Measuring the Processes of Learning
The tyranny of the “final correct answer” obscures human cognition. To understand learning, we should measure the underlying processes, including: self-regulation, motivation, attention, and engagement. Useful web-based tools that center student voice—such as the School Climate Walkthrough developed by Christina Cipriano and her colleagues—can provide real-time, actionable feedback. By making these invisible processes visible, a student’s response to a setback becomes just as illuminating as their success.
Tracking metacognition and what researchers term “productive failure” (Foster & Piacentini) reveals exactly how students adapt when they lack immediate answers. Educators are adopting practical measurement for improvement (LeMahieu & Cobb). Instead of waiting for end-of-year educational autopsies, teachers embed low-burden leading indicators directly into daily Plan-Do-Study-Act (PDSA) workflows. Measuring these real-time shifts ensures immediate “validity-in-use” to drive continuous instructional growth.
Measuring Complex, Durable Skills for the Future
Cultivating student agency requires measuring the durable skills that multiple-choice bubbles inherently miss: collaboration, communication, critical thinking, perseverance, and AI literacy. Above all, we must prioritize intellective competence. A modern, skills-based vision, like the one championed by Liu, Liu, Sherer, & LeMahieu and the Skills for the Future (SFF) team, values affective and behavioral skills alongside cognitive domains.
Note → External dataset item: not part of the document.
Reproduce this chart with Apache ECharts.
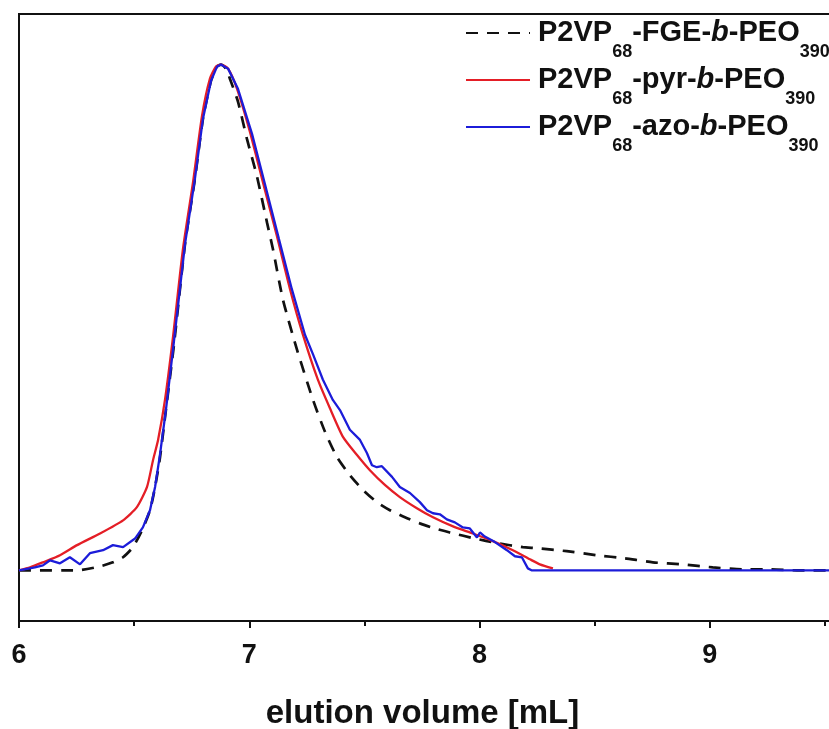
<!DOCTYPE html>
<html>
<head>
<meta charset="utf-8">
<script src="https://cdn.jsdelivr.net/npm/echarts@6/dist/echarts.min.js"></script>
<style>
  html, body { margin: 0; padding: 0; background: #ffffff; }
  #chart { width: 829px; height: 729px; }
</style>
</head>
<body>
<div id="chart"></div>
<script>
// SEC traces, normalised detector signal vs. elution volume (mL)
const seriesNames = ['P2VP68-FGE-b-PEO390', 'P2VP68-pyr-b-PEO390', 'P2VP68-azo-b-PEO390'];

const fgeVolume = [6.000, 6.050, 6.252, 6.352, 6.408, 6.452, 6.495, 6.538, 6.569, 6.591, 6.612, 6.638, 6.673, 6.721, 6.764, 6.799, 6.834, 6.860, 6.877, 6.899, 6.916, 6.951, 6.990, 7.033, 7.077, 7.103, 7.146, 7.207, 7.277, 7.329, 7.381, 7.437, 7.494, 7.554, 7.611, 7.676, 7.741, 7.806, 7.871, 7.980, 8.076, 8.188, 8.249, 8.379, 8.510, 8.631, 8.753, 8.883, 9.013, 9.144, 9.261, 9.391, 9.517, 10.000];
const fgeSignal = [0.000, 0.000, 0.000, 0.008, 0.016, 0.026, 0.046, 0.083, 0.119, 0.165, 0.222, 0.317, 0.446, 0.645, 0.774, 0.893, 0.968, 0.996, 1.000, 0.992, 0.972, 0.927, 0.853, 0.780, 0.688, 0.635, 0.536, 0.437, 0.337, 0.274, 0.224, 0.188, 0.159, 0.135, 0.119, 0.105, 0.093, 0.083, 0.075, 0.063, 0.054, 0.046, 0.044, 0.038, 0.030, 0.024, 0.016, 0.012, 0.006, 0.002, 0.002, 0.000, 0.000, 0.000];

const pyrVolume = [6.000, 6.048, 6.104, 6.178, 6.252, 6.352, 6.452, 6.512, 6.556, 6.582, 6.604, 6.634, 6.669, 6.712, 6.756, 6.795, 6.829, 6.855, 6.877, 6.908, 6.947, 7.003, 7.059, 7.120, 7.177, 7.233, 7.298, 7.350, 7.407, 7.468, 7.524, 7.589, 7.654, 7.728, 7.798, 7.885, 7.971, 8.058, 8.145, 8.219, 8.262, 8.319];
const pyrSignal = [0.000, 0.006, 0.016, 0.030, 0.050, 0.073, 0.099, 0.125, 0.165, 0.218, 0.258, 0.337, 0.462, 0.635, 0.768, 0.899, 0.972, 0.996, 1.000, 0.992, 0.952, 0.867, 0.768, 0.661, 0.556, 0.466, 0.377, 0.321, 0.264, 0.228, 0.198, 0.169, 0.145, 0.123, 0.105, 0.087, 0.073, 0.058, 0.040, 0.022, 0.012, 0.004];

const azoVolume = [6.000, 6.069, 6.104, 6.135, 6.178, 6.221, 6.265, 6.308, 6.365, 6.408, 6.452, 6.504, 6.538, 6.569, 6.591, 6.612, 6.638, 6.669, 6.721, 6.764, 6.799, 6.834, 6.860, 6.877, 6.908, 6.951, 7.012, 7.068, 7.129, 7.185, 7.242, 7.277, 7.320, 7.363, 7.394, 7.437, 7.481, 7.511, 7.533, 7.554, 7.576, 7.620, 7.654, 7.698, 7.741, 7.772, 7.798, 7.828, 7.858, 7.893, 7.928, 7.958, 7.989, 8.002, 8.023, 8.067, 8.119, 8.154, 8.184, 8.210, 8.228, 9.000, 10.000];
const azoSignal = [0.000, 0.006, 0.010, 0.020, 0.014, 0.026, 0.012, 0.034, 0.040, 0.050, 0.046, 0.063, 0.085, 0.119, 0.165, 0.228, 0.317, 0.437, 0.645, 0.774, 0.893, 0.968, 0.996, 1.000, 0.992, 0.952, 0.863, 0.764, 0.655, 0.556, 0.466, 0.427, 0.377, 0.337, 0.317, 0.278, 0.258, 0.232, 0.208, 0.204, 0.206, 0.185, 0.165, 0.153, 0.135, 0.119, 0.113, 0.111, 0.101, 0.095, 0.085, 0.083, 0.065, 0.075, 0.067, 0.056, 0.040, 0.028, 0.026, 0.004, 0.000, 0.000, 0.000];

const xTicks = { min: 6, max: 10, step: 1 };

const FONT = '"Liberation Sans", Arial, sans-serif';
const pairs = (xs, ys) => xs.map((x, i) => [x, ys[i]]);

// legend labels with subscripts and italic block marker
const legendRich = {
  f: { fontFamily: FONT, fontWeight: 'bold', fontSize: 29, color: '#111', lineHeight: 30, verticalAlign: 'top', padding: [0, 0, 0, 3] },
  n: { fontFamily: FONT, fontWeight: 'bold', fontSize: 29, color: '#111', lineHeight: 30, verticalAlign: 'top' },
  i: { fontFamily: FONT, fontWeight: 'bold', fontStyle: 'italic', fontSize: 29, color: '#111', lineHeight: 30, verticalAlign: 'top' },
  s: { fontFamily: FONT, fontWeight: 'bold', fontSize: 18, color: '#111', lineHeight: 14, verticalAlign: 'top', padding: [25, 0, 0, 0] }
};
function legendLabel(name) {
  const m = name.match(/^P2VP(\d+)-(\w+)-b-PEO(\d+)$/);
  return '{f|P2VP}{s|' + m[1] + '}{n|-' + m[2] + '-}{i|b}{n|-PEO}{s|' + m[3] + '}';
}

const chart = echarts.init(document.getElementById('chart'), null, { renderer: 'canvas' });
chart.setOption({
  animation: false,
  backgroundColor: '#ffffff',
  grid: {
    left: 19, top: 14, width: 921, height: 607,
    outerBoundsMode: 'none', containLabel: false,
    show: true, borderColor: '#111', borderWidth: 2, backgroundColor: 'transparent'
  },
  legend: {
    orient: 'vertical',
    left: 465, top: 18, padding: 0,
    itemWidth: 64, itemHeight: 14, itemGap: 4,
    formatter: legendLabel,
    textStyle: { rich: legendRich },
    itemStyle: { opacity: 0 },
    data: seriesNames
  },
  xAxis: {
    type: 'value',
    min: xTicks.min, max: xTicks.max, interval: xTicks.step,
    name: 'elution volume [mL]',
    nameLocation: 'middle',
    nameGap: 76,
    nameTextStyle: { fontFamily: FONT, fontWeight: 'bold', fontSize: 33, color: '#111', padding: [0, 114, 0, 0] },
    axisLine: { show: true, onZero: false, lineStyle: { color: '#111', width: 2 } },
    axisTick: { show: true, inside: false, length: 7, lineStyle: { color: '#111', width: 2 } },
    minorTick: { show: true, splitNumber: 2, length: 5, lineStyle: { color: '#111', width: 2 } },
    axisLabel: { fontFamily: FONT, fontWeight: 'bold', fontSize: 27, color: '#111', margin: 21 },
    splitLine: { show: false }
  },
  yAxis: {
    type: 'value', min: -0.1, max: 1.1,
    axisLine: { show: false }, axisTick: { show: false },
    axisLabel: { show: false }, splitLine: { show: false }
  },
  series: [
    {
      name: seriesNames[0], type: 'line', data: pairs(fgeVolume, fgeSignal),
      showSymbol: false, symbol: 'none', smooth: 0.2, z: 3,
      lineStyle: { color: '#111', width: 2.7, type: [12, 9] },
      itemStyle: { color: '#111', opacity: 0 }
    },
    {
      name: seriesNames[1], type: 'line', data: pairs(pyrVolume, pyrSignal),
      showSymbol: false, symbol: 'none', smooth: 0.2, z: 4,
      lineStyle: { color: '#e41e26', width: 2.3 },
      itemStyle: { color: '#e41e26', opacity: 0 }
    },
    {
      name: seriesNames[2], type: 'line', data: pairs(azoVolume, azoSignal),
      showSymbol: false, symbol: 'none', z: 5,
      lineStyle: { color: '#1c1cd9', width: 2.3 },
      itemStyle: { color: '#1c1cd9', opacity: 0 }
    }
  ]
});
</script>
</body>
</html>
Crucially, this approach validates competencies acquired across multiple pathways, acknowledging that durable skills forged in out-of-school, workforce, and community settings matter just as much as those learned at a desk.
To capture this comprehensive profile, the “Observation” vertex of the Assessment Triangle (Pellegrino) must evolve. We are shifting from static exams to immersive, AI-driven digital simulations. As Jack Buckley & Erica Snow demonstrate, Game-Based Assessment within environments like Roblox enables the “stealth assessment” of complex traits like systems thinking. By analyzing continuous telemetry—strategic choices, chat logs, clickstreams, and physical gestures—in multimodal, collaborative environments, we might seamlessly measure the dynamic application of teamwork without interrupting the flow of learning.
Reimagining Core Subjects in Authentic Contexts
This transformation must also extend to our core subjects. Next-generation assessments in math and language arts are abandoning decontextualized abstractions and framing challenges in authentic, real-world scenarios that measure deep “knowledge-in-use.”
To rebuild this cognitive foundation, developers are utilizing Principled Assessment Design (PAD) (Huff). Instead of writing multiple-choice items and attaching standards post-hoc, PAD maps the learner’s cognitive journey from novice to expert before a task is ever designed. This proactive blueprint yields “low-floor, high-ceiling” performance tasks that authentically measure a student’s capacity for cross-disciplinary literacy and conceptual transfer.
Changing What is Possible
By redefining what we measure, we transform assessment from a retrospective audit into a dynamic engine for human agency. Powered by multimodal AI, the learning science and technological infrastructure required to scale this vision are already maturing. Now, system leaders, policymakers, and philanthropists must aggressively redirect investments away from twentieth-century compliance and toward modern, dynamic assessment ecosystems. We cannot build tomorrow’s intellective competence on yesterday’s testing infrastructure. When we innovate what we measure, we change what is possible. It is time to commit to measuring what matters most.